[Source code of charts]
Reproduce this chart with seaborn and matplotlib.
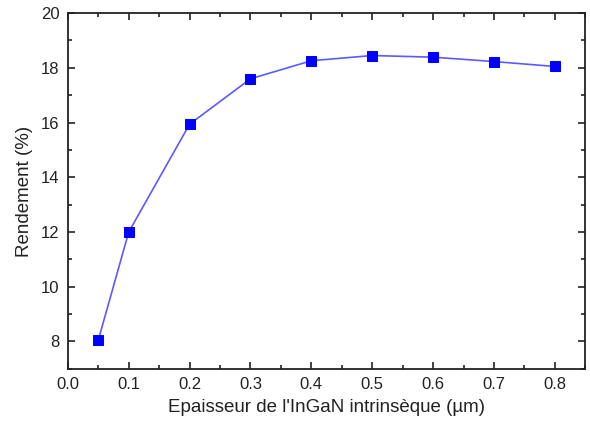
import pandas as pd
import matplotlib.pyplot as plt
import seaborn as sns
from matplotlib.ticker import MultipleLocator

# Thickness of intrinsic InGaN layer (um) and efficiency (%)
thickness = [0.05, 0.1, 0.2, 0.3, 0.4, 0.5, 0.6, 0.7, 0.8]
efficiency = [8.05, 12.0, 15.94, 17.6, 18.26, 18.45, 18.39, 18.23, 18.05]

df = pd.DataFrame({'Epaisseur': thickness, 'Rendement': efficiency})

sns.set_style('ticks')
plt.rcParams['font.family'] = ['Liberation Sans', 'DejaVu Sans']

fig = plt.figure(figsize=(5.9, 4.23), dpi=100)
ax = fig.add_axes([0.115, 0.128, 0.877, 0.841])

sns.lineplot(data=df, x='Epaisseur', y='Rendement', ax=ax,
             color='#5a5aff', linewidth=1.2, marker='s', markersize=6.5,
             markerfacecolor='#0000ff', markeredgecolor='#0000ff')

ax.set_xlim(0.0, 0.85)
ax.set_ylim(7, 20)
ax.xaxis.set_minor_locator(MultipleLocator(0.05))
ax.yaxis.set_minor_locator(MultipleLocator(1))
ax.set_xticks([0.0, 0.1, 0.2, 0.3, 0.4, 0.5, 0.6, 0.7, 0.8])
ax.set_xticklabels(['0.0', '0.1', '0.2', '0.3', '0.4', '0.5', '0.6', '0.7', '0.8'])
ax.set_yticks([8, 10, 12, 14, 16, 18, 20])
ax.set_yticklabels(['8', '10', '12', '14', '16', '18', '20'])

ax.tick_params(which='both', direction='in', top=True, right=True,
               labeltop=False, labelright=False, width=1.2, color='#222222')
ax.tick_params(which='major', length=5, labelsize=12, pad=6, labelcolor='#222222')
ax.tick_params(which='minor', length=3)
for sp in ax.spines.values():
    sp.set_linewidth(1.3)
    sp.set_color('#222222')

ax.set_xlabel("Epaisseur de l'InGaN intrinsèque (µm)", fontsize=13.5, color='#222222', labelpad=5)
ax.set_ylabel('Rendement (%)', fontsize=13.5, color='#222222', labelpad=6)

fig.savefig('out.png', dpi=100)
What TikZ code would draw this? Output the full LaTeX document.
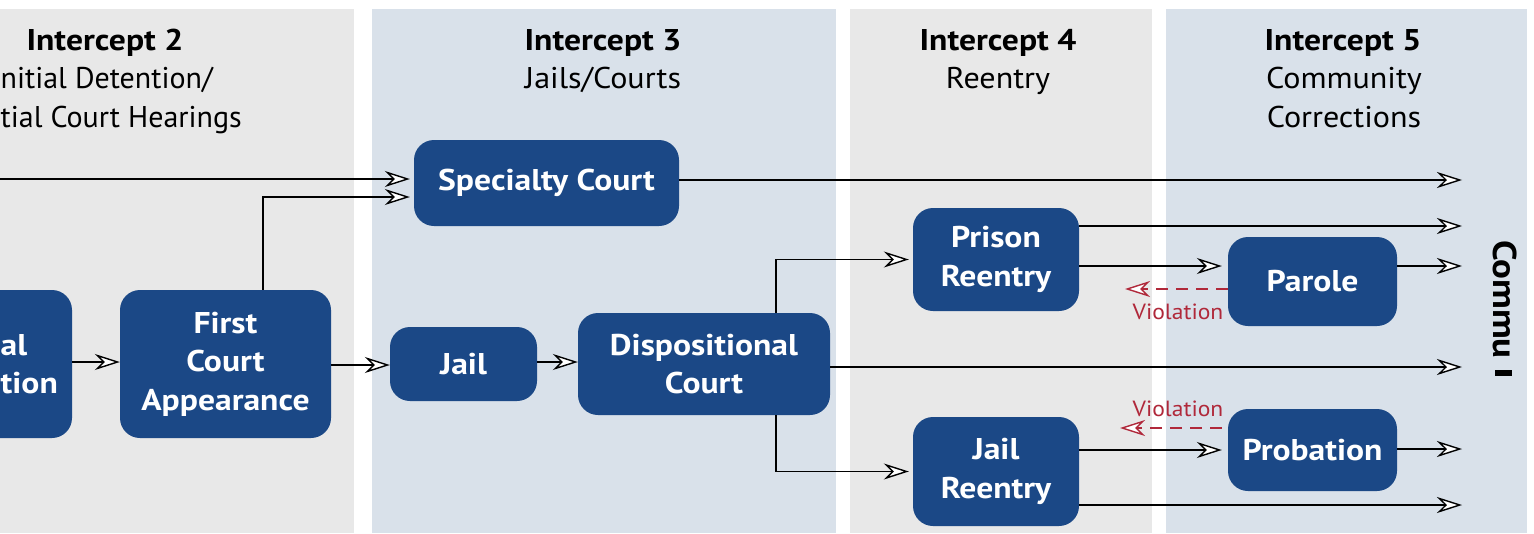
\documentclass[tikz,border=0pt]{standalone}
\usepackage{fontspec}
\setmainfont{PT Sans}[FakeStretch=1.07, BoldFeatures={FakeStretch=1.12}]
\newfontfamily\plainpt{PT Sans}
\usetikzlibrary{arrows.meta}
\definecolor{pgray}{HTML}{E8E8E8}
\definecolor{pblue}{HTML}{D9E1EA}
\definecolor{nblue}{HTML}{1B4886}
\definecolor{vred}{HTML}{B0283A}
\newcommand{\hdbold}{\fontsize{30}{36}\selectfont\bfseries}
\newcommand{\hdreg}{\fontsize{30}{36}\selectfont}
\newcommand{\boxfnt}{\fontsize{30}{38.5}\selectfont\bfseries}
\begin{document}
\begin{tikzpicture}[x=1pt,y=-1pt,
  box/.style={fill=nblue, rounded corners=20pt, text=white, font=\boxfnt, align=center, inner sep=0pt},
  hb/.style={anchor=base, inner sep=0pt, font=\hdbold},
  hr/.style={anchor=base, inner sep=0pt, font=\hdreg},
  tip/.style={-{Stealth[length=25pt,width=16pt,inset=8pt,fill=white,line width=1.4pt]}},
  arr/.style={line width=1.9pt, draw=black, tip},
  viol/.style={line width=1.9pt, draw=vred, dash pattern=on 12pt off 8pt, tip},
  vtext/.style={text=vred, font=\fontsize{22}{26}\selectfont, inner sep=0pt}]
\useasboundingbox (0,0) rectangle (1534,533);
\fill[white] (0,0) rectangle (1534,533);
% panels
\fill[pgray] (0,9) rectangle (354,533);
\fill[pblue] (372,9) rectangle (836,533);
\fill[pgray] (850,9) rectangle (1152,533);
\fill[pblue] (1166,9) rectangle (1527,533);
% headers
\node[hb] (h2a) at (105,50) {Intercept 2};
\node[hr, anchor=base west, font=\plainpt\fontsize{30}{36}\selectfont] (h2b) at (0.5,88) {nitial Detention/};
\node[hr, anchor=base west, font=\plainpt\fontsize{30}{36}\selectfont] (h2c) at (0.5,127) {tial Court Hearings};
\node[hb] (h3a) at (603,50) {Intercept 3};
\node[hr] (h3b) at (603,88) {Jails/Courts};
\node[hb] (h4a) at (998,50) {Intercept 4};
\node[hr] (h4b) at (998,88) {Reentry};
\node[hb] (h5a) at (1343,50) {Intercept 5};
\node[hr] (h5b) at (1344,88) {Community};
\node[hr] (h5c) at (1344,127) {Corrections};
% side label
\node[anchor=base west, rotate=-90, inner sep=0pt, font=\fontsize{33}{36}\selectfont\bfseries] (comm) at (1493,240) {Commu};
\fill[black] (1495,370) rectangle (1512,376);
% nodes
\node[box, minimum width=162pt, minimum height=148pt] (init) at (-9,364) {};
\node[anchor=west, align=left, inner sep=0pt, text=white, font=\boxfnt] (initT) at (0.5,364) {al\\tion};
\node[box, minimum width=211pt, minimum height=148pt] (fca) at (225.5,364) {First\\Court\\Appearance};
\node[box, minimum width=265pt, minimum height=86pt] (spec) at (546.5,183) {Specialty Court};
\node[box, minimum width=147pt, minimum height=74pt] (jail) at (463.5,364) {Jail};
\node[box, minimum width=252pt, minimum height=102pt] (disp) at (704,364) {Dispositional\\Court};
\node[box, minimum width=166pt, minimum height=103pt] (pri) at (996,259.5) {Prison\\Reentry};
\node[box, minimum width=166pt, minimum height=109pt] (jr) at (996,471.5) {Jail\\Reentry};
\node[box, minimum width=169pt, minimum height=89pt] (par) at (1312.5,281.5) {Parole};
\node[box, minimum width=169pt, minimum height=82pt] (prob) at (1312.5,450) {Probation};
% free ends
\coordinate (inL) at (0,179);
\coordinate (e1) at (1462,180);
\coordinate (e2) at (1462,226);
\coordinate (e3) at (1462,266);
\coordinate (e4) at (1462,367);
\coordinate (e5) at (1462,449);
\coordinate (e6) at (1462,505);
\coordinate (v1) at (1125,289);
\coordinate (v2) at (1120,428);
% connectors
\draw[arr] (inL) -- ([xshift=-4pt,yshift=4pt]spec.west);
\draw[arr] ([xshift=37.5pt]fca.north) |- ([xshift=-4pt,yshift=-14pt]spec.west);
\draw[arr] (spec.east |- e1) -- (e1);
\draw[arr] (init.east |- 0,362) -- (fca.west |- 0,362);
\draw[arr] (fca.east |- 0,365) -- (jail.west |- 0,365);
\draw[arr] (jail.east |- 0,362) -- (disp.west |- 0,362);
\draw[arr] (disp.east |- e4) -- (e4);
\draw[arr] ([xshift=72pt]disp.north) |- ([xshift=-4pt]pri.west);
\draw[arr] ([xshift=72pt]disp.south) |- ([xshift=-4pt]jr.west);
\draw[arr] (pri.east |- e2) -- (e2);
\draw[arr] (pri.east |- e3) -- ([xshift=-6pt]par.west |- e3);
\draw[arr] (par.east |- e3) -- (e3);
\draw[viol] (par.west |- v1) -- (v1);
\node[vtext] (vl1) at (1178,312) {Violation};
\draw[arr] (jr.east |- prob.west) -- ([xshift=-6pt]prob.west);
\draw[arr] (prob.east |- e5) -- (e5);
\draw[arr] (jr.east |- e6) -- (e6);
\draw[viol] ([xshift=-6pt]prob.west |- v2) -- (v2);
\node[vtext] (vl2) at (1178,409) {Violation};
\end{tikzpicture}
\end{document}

[Task statement] Quote every entry exactly, with the pictures omitted.

[Written response]
Reproduce this chart with seaborn and matplotlib.
import pandas as pd
import matplotlib.pyplot as plt
import seaborn as sns
from matplotlib.ticker import MultipleLocator

# Thickness of intrinsic InGaN layer (um) and efficiency (%)
thickness = [0.05, 0.1, 0.2, 0.3, 0.4, 0.5, 0.6, 0.7, 0.8]
efficiency = [8.05, 12.0, 15.94, 17.6, 18.26, 18.45, 18.39, 18.23, 18.05]

df = pd.DataFrame({'Epaisseur': thickness, 'Rendement': efficiency})

sns.set_style('ticks')
plt.rcParams['font.family'] = ['Liberation Sans', 'DejaVu Sans']

fig = plt.figure(figsize=(5.9, 4.23), dpi=100)
ax = fig.add_axes([0.115, 0.128, 0.877, 0.841])

sns.lineplot(data=df, x='Epaisseur', y='Rendement', ax=ax,
             color='#5a5aff', linewidth=1.2, marker='s', markersize=6.5,
             markerfacecolor='#0000ff', markeredgecolor='#0000ff')

ax.set_xlim(0.0, 0.85)
ax.set_ylim(7, 20)
ax.xaxis.set_minor_locator(MultipleLocator(0.05))
ax.yaxis.set_minor_locator(MultipleLocator(1))
ax.set_xticks([0.0, 0.1, 0.2, 0.3, 0.4, 0.5, 0.6, 0.7, 0.8])
ax.set_xticklabels(['0.0', '0.1', '0.2', '0.3', '0.4', '0.5', '0.6', '0.7', '0.8'])
ax.set_yticks([8, 10, 12, 14, 16, 18, 20])
ax.set_yticklabels(['8', '10', '12', '14', '16', '18', '20'])

ax.tick_params(which='both', direction='in', top=True, right=True,
               labeltop=False, labelright=False, width=1.2, color='#222222')
ax.tick_params(which='major', length=5, labelsize=12, pad=6, labelcolor='#222222')
ax.tick_params(which='minor', length=3)
for sp in ax.spines.values():
    sp.set_linewidth(1.3)
    sp.set_color('#222222')

ax.set_xlabel("Epaisseur de l'InGaN intrinsèque (µm)", fontsize=13.5, color='#222222', labelpad=5)
ax.set_ylabel('Rendement (%)', fontsize=13.5, color='#222222', labelpad=6)

fig.savefig('out.png', dpi=100)
What TikZ code would draw this? Output the full LaTeX document.
\documentclass[tikz,border=0pt]{standalone}
\usepackage{fontspec}
\setmainfont{PT Sans}[FakeStretch=1.07, BoldFeatures={FakeStretch=1.12}]
\newfontfamily\plainpt{PT Sans}
\usetikzlibrary{arrows.meta}
\definecolor{pgray}{HTML}{E8E8E8}
\definecolor{pblue}{HTML}{D9E1EA}
\definecolor{nblue}{HTML}{1B4886}
\definecolor{vred}{HTML}{B0283A}
\newcommand{\hdbold}{\fontsize{30}{36}\selectfont\bfseries}
\newcommand{\hdreg}{\fontsize{30}{36}\selectfont}
\newcommand{\boxfnt}{\fontsize{30}{38.5}\selectfont\bfseries}
\begin{document}
\begin{tikzpicture}[x=1pt,y=-1pt,
  box/.style={fill=nblue, rounded corners=20pt, text=white, font=\boxfnt, align=center, inner sep=0pt},
  hb/.style={anchor=base, inner sep=0pt, font=\hdbold},
  hr/.style={anchor=base, inner sep=0pt, font=\hdreg},
  tip/.style={-{Stealth[length=25pt,width=16pt,inset=8pt,fill=white,line width=1.4pt]}},
  arr/.style={line width=1.9pt, draw=black, tip},
  viol/.style={line width=1.9pt, draw=vred, dash pattern=on 12pt off 8pt, tip},
  vtext/.style={text=vred, font=\fontsize{22}{26}\selectfont, inner sep=0pt}]
\useasboundingbox (0,0) rectangle (1534,533);
\fill[white] (0,0) rectangle (1534,533);
% panels
\fill[pgray] (0,9) rectangle (354,533);
\fill[pblue] (372,9) rectangle (836,533);
\fill[pgray] (850,9) rectangle (1152,533);
\fill[pblue] (1166,9) rectangle (1527,533);
% headers
\node[hb] (h2a) at (105,50) {Intercept 2};
\node[hr, anchor=base west, font=\plainpt\fontsize{30}{36}\selectfont] (h2b) at (0.5,88) {nitial Detention/};
\node[hr, anchor=base west, font=\plainpt\fontsize{30}{36}\selectfont] (h2c) at (0.5,127) {tial Court Hearings};
\node[hb] (h3a) at (603,50) {Intercept 3};
\node[hr] (h3b) at (603,88) {Jails/Courts};
\node[hb] (h4a) at (998,50) {Intercept 4};
\node[hr] (h4b) at (998,88) {Reentry};
\node[hb] (h5a) at (1343,50) {Intercept 5};
\node[hr] (h5b) at (1344,88) {Community};
\node[hr] (h5c) at (1344,127) {Corrections};
% side label
\node[anchor=base west, rotate=-90, inner sep=0pt, font=\fontsize{33}{36}\selectfont\bfseries] (comm) at (1493,240) {Commu};
\fill[black] (1495,370) rectangle (1512,376);
% nodes
\node[box, minimum width=162pt, minimum height=148pt] (init) at (-9,364) {};
\node[anchor=west, align=left, inner sep=0pt, text=white, font=\boxfnt] (initT) at (0.5,364) {al\\tion};
\node[box, minimum width=211pt, minimum height=148pt] (fca) at (225.5,364) {First\\Court\\Appearance};
\node[box, minimum width=265pt, minimum height=86pt] (spec) at (546.5,183) {Specialty Court};
\node[box, minimum width=147pt, minimum height=74pt] (jail) at (463.5,364) {Jail};
\node[box, minimum width=252pt, minimum height=102pt] (disp) at (704,364) {Dispositional\\Court};
\node[box, minimum width=166pt, minimum height=103pt] (pri) at (996,259.5) {Prison\\Reentry};
\node[box, minimum width=166pt, minimum height=109pt] (jr) at (996,471.5) {Jail\\Reentry};
\node[box, minimum width=169pt, minimum height=89pt] (par) at (1312.5,281.5) {Parole};
\node[box, minimum width=169pt, minimum height=82pt] (prob) at (1312.5,450) {Probation};
% free ends
\coordinate (inL) at (0,179);
\coordinate (e1) at (1462,180);
\coordinate (e2) at (1462,226);
\coordinate (e3) at (1462,266);
\coordinate (e4) at (1462,367);
\coordinate (e5) at (1462,449);
\coordinate (e6) at (1462,505);
\coordinate (v1) at (1125,289);
\coordinate (v2) at (1120,428);
% connectors
\draw[arr] (inL) -- ([xshift=-4pt,yshift=4pt]spec.west);
\draw[arr] ([xshift=37.5pt]fca.north) |- ([xshift=-4pt,yshift=-14pt]spec.west);
\draw[arr] (spec.east |- e1) -- (e1);
\draw[arr] (init.east |- 0,362) -- (fca.west |- 0,362);
\draw[arr] (fca.east |- 0,365) -- (jail.west |- 0,365);
\draw[arr] (jail.east |- 0,362) -- (disp.west |- 0,362);
\draw[arr] (disp.east |- e4) -- (e4);
\draw[arr] ([xshift=72pt]disp.north) |- ([xshift=-4pt]pri.west);
\draw[arr] ([xshift=72pt]disp.south) |- ([xshift=-4pt]jr.west);
\draw[arr] (pri.east |- e2) -- (e2);
\draw[arr] (pri.east |- e3) -- ([xshift=-6pt]par.west |- e3);
\draw[arr] (par.east |- e3) -- (e3);
\draw[viol] (par.west |- v1) -- (v1);
\node[vtext] (vl1) at (1178,312) {Violation};
\draw[arr] (jr.east |- prob.west) -- ([xshift=-6pt]prob.west);
\draw[arr] (prob.east |- e5) -- (e5);
\draw[arr] (jr.east |- e6) -- (e6);
\draw[viol] ([xshift=-6pt]prob.west |- v2) -- (v2);
\node[vtext] (vl2) at (1178,409) {Violation};
\end{tikzpicture}
\end{document}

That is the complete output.